El reparto del voto por provincias y cómo se distribuya entre las formaciones de izquierda puede obrar cambios drásticos en el resultado. En 1989, Fraga alcanzó el 44,20% de los votos y su primera mayoría absoluta con 38 escaños. En 2005, sin embargo, con mayor porcentaje (45,81%), se quedó en 37 y cedió el Gobierno a PSdeG y BNG. Siete años después, en 2012, casi con unos números calcados (45,80%, una centésima menos que Fraga), Feijóo se llevó 41 diputados. Un factor clave es la diferencia entre la primera y la segunda fuerza. En 2012, Feijóo sacó al PSOE 25 puntos de ventaja, mientras que en 2005 la distancia del PP sobre el segundo fue la mitad, de 12. La media de las encuestas sitúa ahora al PP en torno al 46% y al BNG casi en el 30%.

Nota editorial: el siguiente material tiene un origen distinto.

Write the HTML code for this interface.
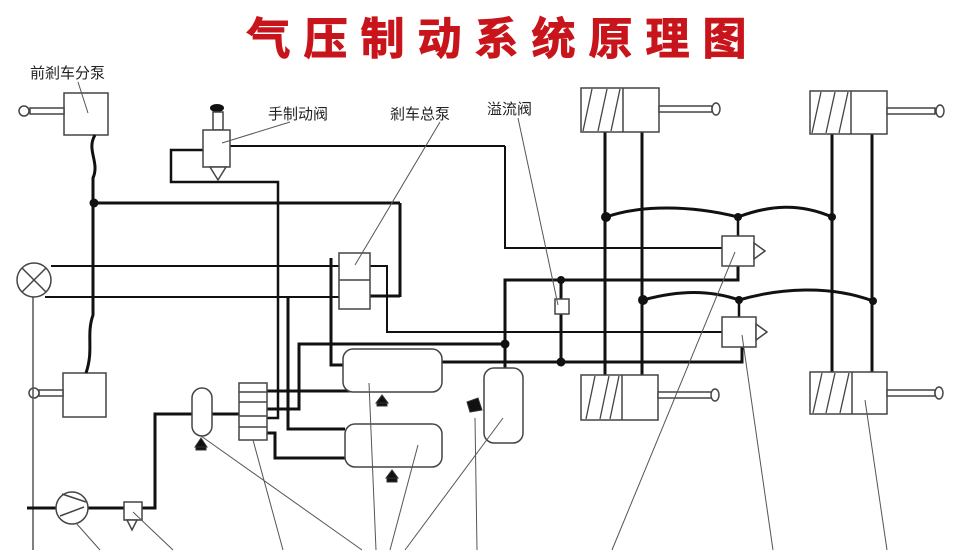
<!DOCTYPE html>
<html><head><meta charset="utf-8"><style>
html,body{margin:0;padding:0;background:#fff;}
svg{display:block;}
text{font-family:"Liberation Sans","Noto Sans CJK SC",sans-serif;}
</style></head><body>
<svg width="960" height="557" viewBox="0 0 960 557" xmlns="http://www.w3.org/2000/svg">
<rect width="960" height="557" fill="#fff"/>
<text x="503" y="54" text-anchor="middle" font-size="44" font-weight="bold" fill="#c8141b" letter-spacing="13" stroke="#c8141b" stroke-width="1">气压制动系统原理图</text>

<g fill="#fff" stroke="#444" stroke-width="1.5">
<rect x="64" y="93" width="44" height="42"/>
<rect x="30" y="108" width="34" height="6"/>
<circle cx="24" cy="111" r="5"/>
<rect x="63" y="373" width="43" height="44"/>
<rect x="39" y="390" width="24" height="6"/>
<circle cx="34" cy="393" r="5"/>
</g>
<g fill="none" stroke="#111">
<line x1="33" y1="297" x2="33" y2="550" stroke="#555" stroke-width="1.5"/>
<circle cx="34" cy="280" r="17" stroke="#444" stroke-width="1.5" fill="#fff"/>
<line x1="22" y1="268" x2="46" y2="292" stroke="#444" stroke-width="1.5"/>
<line x1="46" y1="268" x2="22" y2="292" stroke="#444" stroke-width="1.5"/>
<path d="M95 135 C86 150,100 162,93 178 L93 315 C86 335,94 350,86 373" stroke-width="3"/>
<line x1="93" y1="203" x2="400" y2="203" stroke-width="3"/>
<line x1="400" y1="203" x2="400" y2="297" stroke-width="3"/>
<line x1="370" y1="296" x2="400" y2="296" stroke-width="3"/>
<line x1="51" y1="266" x2="339" y2="266" stroke-width="2"/>
<line x1="45" y1="297" x2="339" y2="297" stroke-width="2"/>
<line x1="230" y1="146" x2="505" y2="146" stroke-width="2"/>
<polyline points="505,146 505,248 722,248" stroke-width="2"/>
<polyline points="203,150 171,150 171,182 278,182 278,418 267,418" stroke-width="2.5"/>
<polyline points="370,266 387,266 387,332 722,332" stroke-width="2"/>
<polyline points="331,258 331,365 343,365" stroke-width="3"/>
<polyline points="288,297 288,429 345,429" stroke-width="3"/>
<polyline points="267,409 299,409 299,344 505,344" stroke-width="3"/>
<line x1="267" y1="391" x2="350" y2="391" stroke-width="3"/>
<polyline points="267,433 275,433 275,458 345,458" stroke-width="3"/>
<line x1="27" y1="508" x2="56" y2="508" stroke-width="3"/>
<line x1="88" y1="508" x2="124" y2="508" stroke-width="3"/>
<polyline points="142,508 155,508 155,414 192,414" stroke-width="3"/>
<line x1="212" y1="414" x2="239" y2="414" stroke-width="3"/>
<polyline points="505,368 505,280 738,280 738,266" stroke-width="3"/>
<line x1="561" y1="280" x2="561" y2="362" stroke-width="3"/>
<polyline points="442,362 742,362 742,347" stroke-width="3"/>
<line x1="605" y1="132" x2="605" y2="375" stroke-width="3"/>
<line x1="642" y1="132" x2="642" y2="375" stroke-width="3"/>
<line x1="832" y1="134" x2="832" y2="372" stroke-width="3"/>
<line x1="872" y1="134" x2="872" y2="372" stroke-width="3"/>
<path d="M606 217 C640 205,690 205,738 217 C770 205,800 203,832 217" stroke-width="3"/>
<path d="M643 300 C680 290,710 290,739 300 C780 288,830 285,873 301" stroke-width="3"/>
<line x1="738" y1="217" x2="738" y2="236" stroke-width="2.5"/>
<line x1="739" y1="300" x2="739" y2="317" stroke-width="2.5"/>
</g>
<g fill="#111">
<circle cx="94" cy="203" r="4.5"/>
<circle cx="505" cy="344" r="4.5"/>
<circle cx="561" cy="280" r="4"/>
<circle cx="561" cy="362" r="4.5"/>
<circle cx="606" cy="217" r="5"/>
<circle cx="738" cy="217" r="4"/>
<circle cx="832" cy="217" r="4"/>
<circle cx="643" cy="300" r="5"/>
<circle cx="739" cy="300" r="4"/>
<circle cx="873" cy="301" r="4"/>
<ellipse cx="217" cy="108" rx="7" ry="4"/>
</g>
<g fill="#fff" stroke="#444" stroke-width="1.5">
<rect x="213" y="112" width="10" height="18"/>
<rect x="203" y="130" width="27" height="37"/>
<polygon points="210,167 226,167 218,180"/>
<rect x="339" y="253" width="31" height="56"/>
<line x1="339" y1="280" x2="370" y2="280"/>
<rect x="555" y="299" width="14" height="15"/>
<rect x="192" y="388" width="20" height="48" rx="10"/>
<rect x="343" y="349" width="99" height="43" rx="10"/>
<rect x="345" y="424" width="97" height="43" rx="10"/>
<rect x="484" y="368" width="39" height="75" rx="10"/>
<rect x="239" y="383" width="28" height="57"/>
<line x1="239" y1="392" x2="267" y2="392"/><line x1="239" y1="402" x2="267" y2="402"/>
<line x1="239" y1="416" x2="267" y2="416"/><line x1="239" y1="427" x2="267" y2="427"/>
<circle cx="72" cy="508" r="16"/>
<line x1="62" y1="494" x2="86" y2="502"/><line x1="60" y1="516" x2="84" y2="507"/>
<rect x="124" y="502" width="18" height="18"/>
<polygon points="127,520 137,520 132,530"/>
<rect x="722" y="236" width="32" height="30"/>
<polygon points="754,243 765,251 754,259"/>
<rect x="722" y="317" width="34" height="30"/>
<polygon points="756,324 767,332 756,340"/>
<rect x="581" y="88" width="78" height="44"/><line x1="623" y1="88" x2="623" y2="132"/>
<rect x="659" y="106" width="53" height="6"/><ellipse cx="716" cy="109" rx="4" ry="6"/>
<rect x="581" y="375" width="77" height="45"/><line x1="622" y1="375" x2="622" y2="420"/>
<rect x="658" y="392" width="54" height="6"/><ellipse cx="715" cy="395" rx="4" ry="6"/>
<rect x="810" y="91" width="77" height="43"/><line x1="851" y1="91" x2="851" y2="134"/>
<rect x="887" y="108" width="48" height="6"/><ellipse cx="940" cy="111" rx="4" ry="6"/>
<rect x="810" y="372" width="77" height="42"/><line x1="852" y1="372" x2="852" y2="414"/>
<rect x="887" y="390" width="48" height="6"/><ellipse cx="939" cy="393" rx="4" ry="6"/>
</g>
<g stroke="#444" stroke-width="1.3">
<line x1="583" y1="131" x2="592" y2="89"/><line x1="598" y1="131" x2="607" y2="89"/><line x1="611" y1="131" x2="620" y2="89"/>
<line x1="586" y1="419" x2="595" y2="376"/><line x1="600" y1="419" x2="609" y2="376"/><line x1="610" y1="419" x2="619" y2="376"/>
<line x1="812" y1="133" x2="821" y2="92"/><line x1="826" y1="133" x2="835" y2="92"/><line x1="839" y1="133" x2="848" y2="92"/>
<line x1="813" y1="413" x2="822" y2="373"/><line x1="826" y1="413" x2="835" y2="373"/><line x1="840" y1="413" x2="849" y2="373"/>
</g>
<g fill="#111" stroke="#333" stroke-width="1">
<polygon points="201,438 195,447 207,447"/><rect x="196" y="447" width="10" height="3"/>
<polygon points="382,395 376,403 388,403"/><rect x="377" y="403" width="10" height="3"/>
<polygon points="392,470 386,478 398,478"/><rect x="387" y="478" width="10" height="4"/>
<polygon points="467,402 478,398 482,410 470,412"/>
</g>
<g stroke="#555" stroke-width="1" fill="none">
<line x1="78" y1="82" x2="88" y2="113"/>
<line x1="290" y1="122" x2="222" y2="143"/>
<line x1="440" y1="122" x2="355" y2="265"/>
<line x1="518" y1="118" x2="558" y2="305"/>
<line x1="76" y1="523" x2="100" y2="550"/>
<line x1="133" y1="512" x2="173" y2="550"/>
<line x1="201" y1="436" x2="362" y2="550"/>
<line x1="253" y1="440" x2="283" y2="550"/>
<line x1="369" y1="383" x2="376" y2="550"/>
<line x1="418" y1="445" x2="390" y2="550"/>
<line x1="503" y1="418" x2="405" y2="550"/>
<line x1="475" y1="418" x2="477" y2="550"/>
<line x1="735" y1="252" x2="612" y2="550"/>
<line x1="742" y1="335" x2="773" y2="550"/>
<line x1="865" y1="400" x2="887" y2="550"/>
</g>
<g font-size="15" fill="#222">
<text x="30" y="78">前剎车分泵</text>
<text x="268" y="119">手制动阀</text>
<text x="390" y="119">剎车总泵</text>
<text x="487" y="114">溢流阀</text>
</g>
</svg>
</body></html>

Todo parece a merced de unos pocos miles de votos. De ellos puede depender que una de las tres comunidades autónomas consideradas históricas corone por primera vez a una presidenta nacionalista. Y también la suerte del líder de la oposición a Sánchez, quien, tras el 23-J, tendría muy difícil sobrevivir a otro revés electoral en una batalla en la que está tan personalmente implicado.